A flash of lightning could not have vanished more swiftly.

“By the Pope’s head!” said the captain, ordering Quasimodo’s bonds to be tightened, “I would rather have kept the wench.”

“What would you have, Captain?” said one of his men; “the bird has flown, the bat remains.”

CHAPTER V

The Continuation of the Inconveniences

Gringoire, still dizzy from his fall, lay stretched on the pavement before the figure of the Blessed Virgin at the corner of the street. Little by little he regained his senses; at first he was for some moments floating in a sort of half-drowsy reverie which was far from unpleasant, in which the airy figures of the gipsy and her goat were blended with the weight of Quasimodo’s fist. This state of things did not last long. A somewhat sharp sensation of cold on that part of his body in contact with the pavement roused him completely, and brought his mind back to realities once more.

“Why do I feel so cold?” said he, abruptly. He then discovered that he was lying in the middle of the gutter.

“Devil take the hunchbacked Cyclop!” he muttered; and he tried to rise. But he was too dizzy and too much bruised; he was forced to remain where he was. However, his hand was free; he stopped his nose and resigned himself to his fate.

“The mud of Paris,” thought he (for he felt very sure that the gutter must be his lodging for the night, “the mud of Paris is particularly foul; it must contain a vast amount of volatile and nitrous salts. Moreover, such is the opinion of Master Nicolas Flamel and of the Hermetics—”

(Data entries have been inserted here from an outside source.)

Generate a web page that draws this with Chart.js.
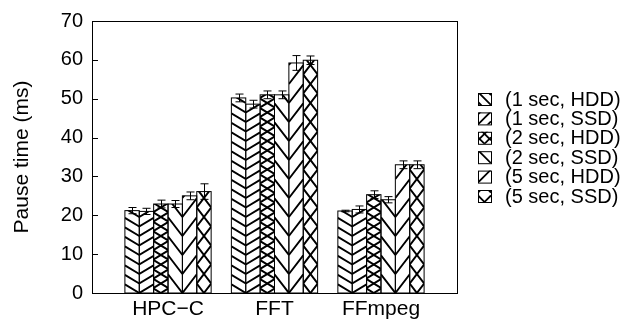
<!DOCTYPE html>
<html>
<head>
<meta charset="utf-8">
<script src="https://cdn.jsdelivr.net/npm/chart.js@4"></script>
<style>
  html, body { margin: 0; padding: 0; background: #fff; }
  #c { display: block; }
</style>
</head>
<body>
<canvas id="c" width="623" height="325"></canvas>
<script>
// Workloads on the x axis
const categories = ['HPC\u2212C', 'FFT', 'FFmpeg'];

// Checkpoint interval / storage combinations
const seriesNames = ['(1 sec, HDD)', '(1 sec, SSD)', '(2 sec, HDD)', '(2 sec, SSD)', '(5 sec, HDD)', '(5 sec, SSD)'];

// Mean pause time (ms) per workload
const pause1sHDD = [21.2, 50.2, 21.1];
const pause1sSSD = [21.0, 48.6, 21.5];
const pause2sHDD = [22.9, 51.0, 25.3];
const pause2sSSD = [22.9, 51.0, 24.0];
const pause5sHDD = [25.0, 59.2, 33.0];
const pause5sSSD = [26.1, 59.9, 33.0];

// Error (± ms) per workload
const err1sHDD = [0.8, 1.0, 0.2];
const err1sSSD = [0.8, 1.0, 0.9];
const err2sHDD = [1.0, 1.0, 1.0];
const err2sSSD = [0.9, 1.0, 0.8];
const err5sHDD = [1.0, 1.9, 1.0];
const err5sSSD = [2.0, 1.1, 1.0];

// Y axis ticks
const yTicks = [0, 10, 20, 30, 40, 50, 60, 70];

const seriesValues = [pause1sHDD, pause1sSSD, pause2sHDD, pause2sSSD, pause5sHDD, pause5sSSD];
const seriesErrors = [err1sHDD, err1sSSD, err2sHDD, err2sSSD, err5sHDD, err5sSSD];

// Hatch styles: dirs -1 = "\", +1 = "/"; slope in px/px; gap = vertical spacing
const hatchStyles = [
  { dirs: [-1],    slope: 0.6, gap: 9.5 },
  { dirs: [1],     slope: 0.6, gap: 9.5 },
  { dirs: [-1, 1], slope: 0.6, gap: 9.5 },
  { dirs: [-1],    slope: 1.3, gap: 19 },
  { dirs: [1],     slope: 1.3, gap: 19 },
  { dirs: [-1, 1], slope: 1.3, gap: 19 }
];
const legendHatch = [
  { dirs: [-1],    slope: 1, gap: 10 },
  { dirs: [1],     slope: 1, gap: 10 },
  { dirs: [-1, 1], slope: 1, gap: 10 },
  { dirs: [-1],    slope: 1, gap: 16 },
  { dirs: [1],     slope: 1, gap: 16 },
  { dirs: [-1, 1], slope: 1, gap: 16 }
];

const FONT = '"Liberation Sans", Arial, Helvetica, sans-serif';

// Fill a rectangle with hatch lines anchored at the given edge so that
// neighbouring "\" and "/" bars meet in chevrons.
function drawHatch(ctx, left, top, right, bottom, style, lineWidth) {
  ctx.save();
  ctx.beginPath();
  ctx.rect(left, top, right - left, bottom - top);
  ctx.clip();
  ctx.strokeStyle = '#000';
  ctx.lineWidth = lineWidth;
  ctx.lineCap = 'butt';
  const hMax = bottom - top;
  for (const d of style.dirs) {
    let anchor;
    if (style.dirs.length > 1) anchor = (left + right) / 2;
    else anchor = d < 0 ? right : left;
    const span = style.slope * (Math.abs(left - anchor) + Math.abs(right - anchor));
    const kMin = Math.floor(-span / style.gap) - 1;
    const kMax = Math.ceil((hMax + span) / style.gap) + 1;
    ctx.beginPath();
    for (let k = kMin; k <= kMax; k++) {
      const hL = k * style.gap + d * style.slope * (left - anchor);
      const hR = k * style.gap + d * style.slope * (right - anchor);
      ctx.moveTo(left, bottom - hL);
      ctx.lineTo(right, bottom - hR);
    }
    ctx.stroke();
  }
  ctx.restore();
}

const hatchPlugin = {
  id: 'hatchBars',
  afterDatasetsDraw(chart) {
    const ctx = chart.ctx;
    const yScale = chart.scales.y;
    chart.data.datasets.forEach((ds, di) => {
      const meta = chart.getDatasetMeta(di);
      meta.data.forEach((el, i) => {
        const p = el.getProps(['x', 'y', 'base', 'width'], true);
        const left = p.x - p.width / 2;
        const right = p.x + p.width / 2;
        drawHatch(ctx, left, p.y, right, p.base, hatchStyles[di], 1.9);
        ctx.save();
        ctx.strokeStyle = '#000';
        ctx.lineWidth = 1;
        ctx.strokeRect(left, p.y, right - left, p.base - p.y);
        ctx.restore();
      });
    });
    // error bars
    ctx.save();
    ctx.strokeStyle = '#000';
    ctx.lineWidth = 1;
    chart.data.datasets.forEach((ds, di) => {
      const meta = chart.getDatasetMeta(di);
      meta.data.forEach((el, i) => {
        const v = seriesValues[di][i];
        const e = seriesErrors[di][i];
        const cx = Math.round(el.getProps(['x'], true).x) + 0.5;
        const yTop = yScale.getPixelForValue(v + e);
        const yBot = yScale.getPixelForValue(v - e);
        ctx.beginPath();
        ctx.moveTo(cx, yTop); ctx.lineTo(cx, yBot);
        ctx.moveTo(cx - 4, yTop); ctx.lineTo(cx + 4, yTop);
        ctx.moveTo(cx - 4, yBot); ctx.lineTo(cx + 4, yBot);
        ctx.stroke();
      });
    });
    ctx.restore();
  },
  afterDraw(chart) {
    const ctx = chart.ctx;
    const a = chart.chartArea;
    const yScale = chart.scales.y;
    ctx.save();
    ctx.strokeStyle = '#000';
    ctx.lineWidth = 1;
    // axes box
    ctx.strokeRect(Math.round(a.left) + 0.5, Math.round(a.top) + 0.5,
                   Math.round(a.right - a.left), Math.round(a.bottom - a.top));
    // inward y ticks
    ctx.beginPath();
    for (const t of yTicks) {
      const y = Math.round(yScale.getPixelForValue(t)) + 0.5;
      ctx.moveTo(a.left, y);
      ctx.lineTo(a.left + 6, y);
    }
    ctx.stroke();
    // legend
    const boxX = 478, boxW = 13, boxH = 12, rowH = 19.4, firstY = 93;
    ctx.font = '20px ' + FONT;
    ctx.textBaseline = 'middle';
    ctx.textAlign = 'left';
    seriesNames.forEach((name, i) => {
      const y = firstY + i * rowH;
      ctx.fillStyle = '#fff';
      ctx.fillRect(boxX, y, boxW, boxH);
      drawHatch(ctx, boxX, y, boxX + boxW, y + boxH, legendHatch[i], 1.8);
      ctx.strokeStyle = '#000';
      ctx.lineWidth = 1;
      ctx.strokeRect(boxX + 0.5, y + 0.5, boxW, boxH);
      ctx.fillStyle = '#000';
      ctx.fillText(name, 505, y + boxH / 2 + 1);
    });
    ctx.restore();
  }
};

const datasets = seriesNames.map((name, di) => ({
  label: name,
  data: seriesValues[di].map((v, i) => ({ x: i, y: v })),
  backgroundColor: '#fff',
  borderWidth: 0,
  categoryPercentage: 0.81,
  barPercentage: 1.0
}));

new Chart(document.getElementById('c'), {
  type: 'bar',
  data: { datasets },
  options: {
    responsive: false,
    devicePixelRatio: 1,
    animation: false,
    layout: { padding: { top: 11, right: 166, bottom: 0, left: 0 } },
    plugins: { legend: { display: false }, tooltip: { enabled: false } },
    scales: {
      x: {
        type: 'linear',
        offset: false,
        min: -0.714,
        max: 2.714,
        grid: { display: false, drawTicks: false, offset: false },
        border: { display: false },
        afterBuildTicks: (scale) => { scale.ticks = categories.map((_, i) => ({ value: i })); },
        afterFit: (scale) => { scale.height = 32; },
        ticks: {
          padding: 4,
          color: '#000',
          font: { family: FONT, size: 21 },
          maxRotation: 0,
          autoSkip: false,
          callback: (v) => categories[v] ?? ''
        }
      },
      y: {
        min: 0,
        max: 70,
        grid: { display: false, drawTicks: false },
        border: { display: false },
        afterBuildTicks: (scale) => { scale.ticks = yTicks.map(v => ({ value: v })); },
        afterFit: (scale) => { scale.width = 92; },
        ticks: {
          padding: 9,
          color: '#000',
          font: { family: FONT, size: 20 }
        },
        title: {
          display: true,
          text: 'Pause time (ms)',
          color: '#000',
          font: { family: FONT, size: 21 },
          padding: { top: 10, bottom: 0 }
        }
      }
    }
  },
  plugins: [hatchPlugin]
});
</script>
</body>
</html>
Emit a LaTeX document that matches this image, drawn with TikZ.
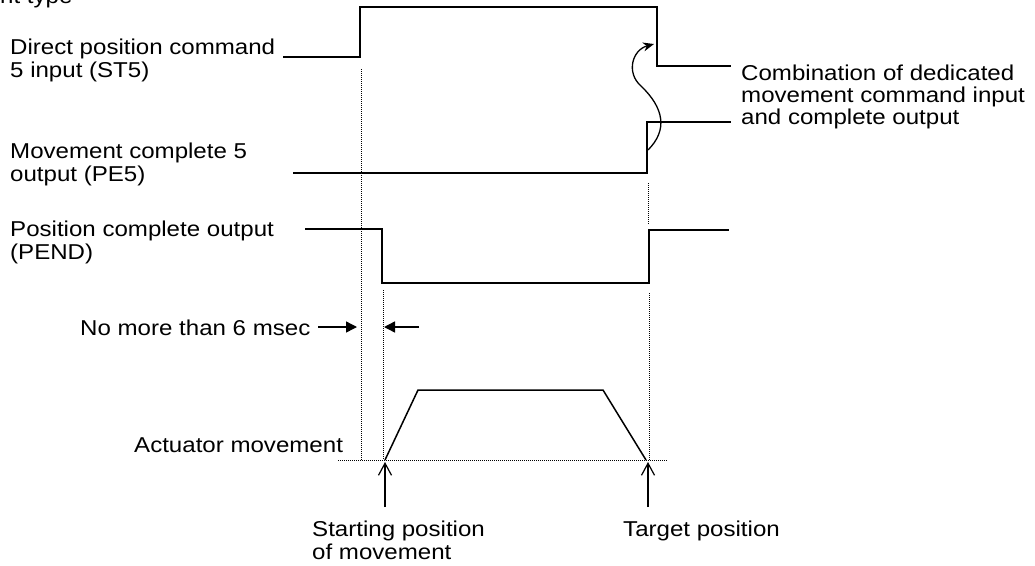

“And what should we do in a lodging if we do not think?”)ac

The word “Hermetics” suddenly reminded him of the archdeacon, Claude Frollo. He recalled the violent scene which he had just witnessed,—how the gipsy struggled with two men, how Quasimodo had a companion; and the morose and haughty face of the archdeacon passed confusedly through his mind. “That would be strange!” he thought. And he began to erect, upon these data and this basis, the fantastic edifice of hypothesis, that card-house of philosophers; then suddenly returning once more to reality, “But there! I am freezing!” he exclaimed.

The situation was in fact becoming more and more unbearable. Every drop of water in the gutter took a particle of heat from Gringoire’s loins, and the temperature of his body and the temperature of the gutter began to balance each other in a very disagreeable fashion.

An annoyance of quite another kind all at once beset him.